December 2015, Vol. 36, No. 12
Paperback, 28 pp.
PDF, 1,100 kb
Employee Benefit Research Institute, 2015
The Effect of the Current Population Survey Redesign on Retirement-Plan Participation Estimates
- The Annual Social and Economic Supplement to the Census Bureau’s Current Population Survey (CPS) is one of the most-cited sources of income data for retirement-age Americans. The Census Bureau redesigned the income questions starting in 2014 in response to findings that this survey has misclassified and generally under-reported income (in particular, sources of retirement income).
- While the redesign of the survey did capture more income, especially pension income, it also significantly lowered the survey’s estimates of retirement plan participation among those most likely to participate. Furthermore, these new CPS participation results trended downward in contrast to other surveys on retirement plan participation.
- The unexplainable decreases in the participation level after the CPS redesign and the conflicting time series of the participation levels in CPS relative to other surveys raise doubts about the use of CPS data to assess future retirement plan coverage policies.

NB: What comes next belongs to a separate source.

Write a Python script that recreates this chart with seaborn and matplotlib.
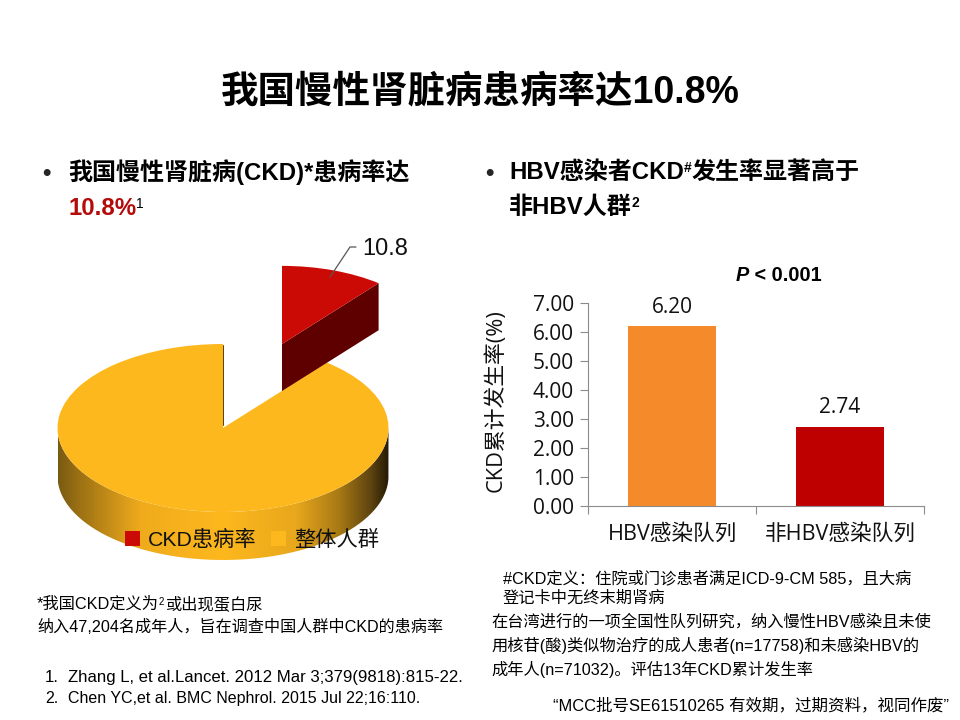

Worker Opinions About Employee Benefits: Differences Among Millennials, Baby Boomers, and Generation X Have Implications for Plan Sponsors
- Millennials are less likely than Baby Boomers and Gen Xers to report health insurance as the most important benefit they receive at work. Millennials are more likely than Baby Boomers or Gen Xers to report that they value life insurance and paid time off as the most important benefit.
- Millennials are less likely than Baby Boomers and Gen Xers to report that the benefits a potential employer offers are extremely important in their decision to accept or reject a job. Millennials are also more likely than Baby Boomers and Gen Xers to be open to non-traditional ways of obtaining benefits.
- Millennials are more likely than other workers to respond that they do not know about their benefits. Participation in various employee benefit programs is generally lower among Millennials than among Baby Boomers and Gen Xers.